Making best use of an increasingly limited supplier market to deliver ambitious infrastructure programmes is a challenge for all government agencies today. When work is scarce, the choice between large and small contractors; and between local, regional and offshore suppliers is a luxury that plays into the hands of our buyers.
But what happens when work is plentiful, resources are stretched, and suppliers can afford to pick and choose the most attractive clients to do business with? How do the smartest clients achieve the most efficient and balanced combinations of suppliers? How do they optimise the available resources and channel everyone’s focus into best-for project and best-for-network outcomes?

Results from Clever Buying’s annual surveys bring together supplier and client views on procurement and contract models that work best in today’s demanding infrastructure climate. Below, we outline the key frustrations and successes experienced by suppliers in relation to current practices, and match it with the challenges and triumphs faced by clients in achieving value for money in a resource-constrained environment.
Based on our insight, we outline five key ways that clients can get best value from the range of suppliers who will deliver their projects – and tips from the suppliers themselves in how to make the process easier and more cost-effective. Making use of these factors will put clients in the driving seat to become ‘customers of choice’, who suppliers are keenest to do business with.
Our procurement practice surveys have generated hundreds of responses from both large and small councils, NZTA, private organisations, and suppliers.
When asked ‘what are you doing to put in place a healthy competitive supplier market?’, we were delighted to see client responses such as:
- Ensure tender documents are clear – simplify the process. Transparent scoring and pass/fail criteria
- More effort upfront to identify risks and reduce uncertainty
- Don’t bundle too much – provide opportunities for all
- Be prepared to assist smaller suppliers with developing their management systems
- Increase the response timeframes in line with government procurement
- Increased engagement with suppliers on pipeline and flexibility with implementation – constructive debriefs
- Move away from LPC and consider attributes more
- Preferred supplier panels for smaller packages
- Stagger the work through the year.
However, when we asked suppliers what the main issues with responding to tenders were, the overwhelming issue facing most suppliers was insufficient time to respond to tenders, followed closely by an over-emphasis on price. Food for thought …
So, here are our top five tips for better procurement practice
1. Work closely and cooperatively with your suppliers
- Be easy to deal with
- Show them your pipeline
- Help them improve
- Be reasonable
- Provide opportunities for big and small companies.

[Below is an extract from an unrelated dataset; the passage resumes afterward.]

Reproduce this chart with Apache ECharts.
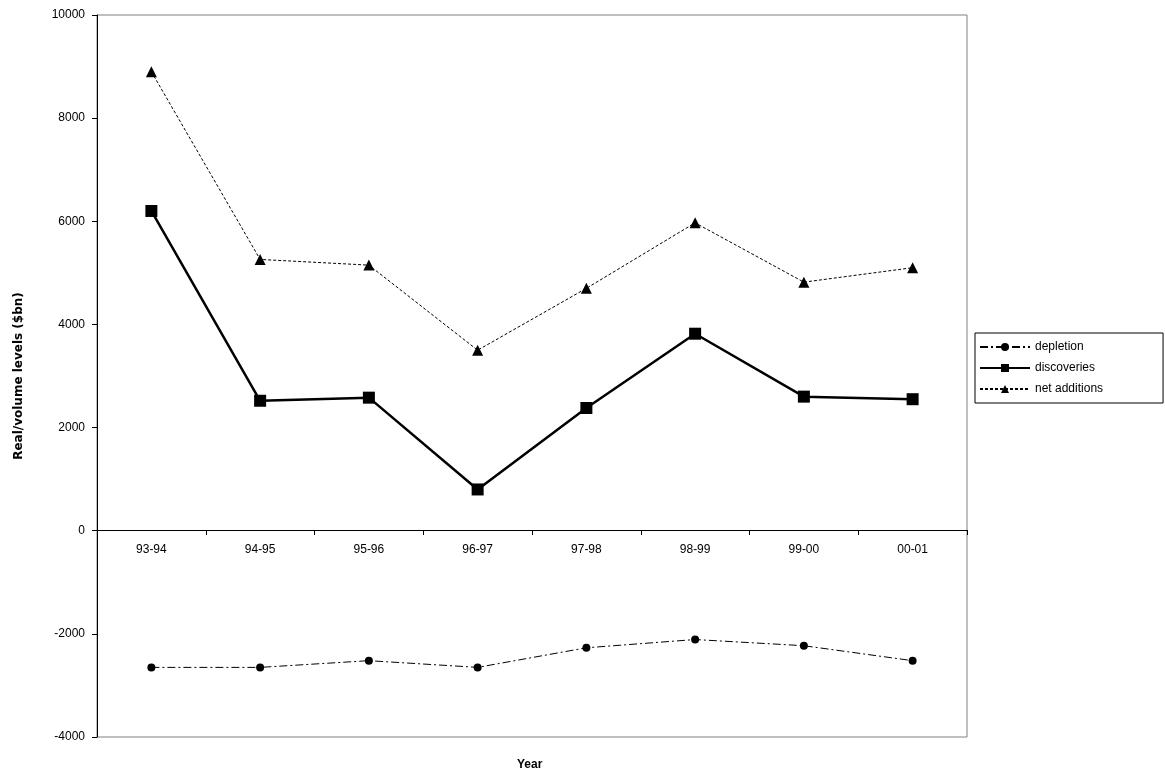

2. Be clear what you want and how you will score it
- Keep the process simple, efficient and relevant
- Decide on fact-based scoring before you look at the responses.
3. Don’t waste everyone’s time on repetitive generic info
Use Prequalification or Supplier Panels – (but make it easy). Don’t blindly recycle RFTs – every project has different drivers for success.
4. Select your suppliers on a sensible and fair basis
- Don’t over-emphasise price. LPC makes it a race to the bottom, and seldom delivers best value
- Ask the right questions – on project-specific risks and opportunities (only).
5. Don’t rush the process
- Get your RFx documents accurate, well planned and complete before release
- Give sensible timeframes for responses (4+ weeks should be normal).
And a word from suppliers
- Give us reasonable time to respond – 3-4 weeks at least, even for LPC
- Clients need to understand what tenderers have to do to submit a tender
- Clear scope, info requirements and drawings
- Simplify the process – more transparent
- If using LPC, don’t make attributes extensive or generic/ Don’t use LPC – more emphasis on attributes
- Prequalification and shortlist. Narrow competition
- Be specific, ditch the templates
- Don’t transfer all risk to suppliers.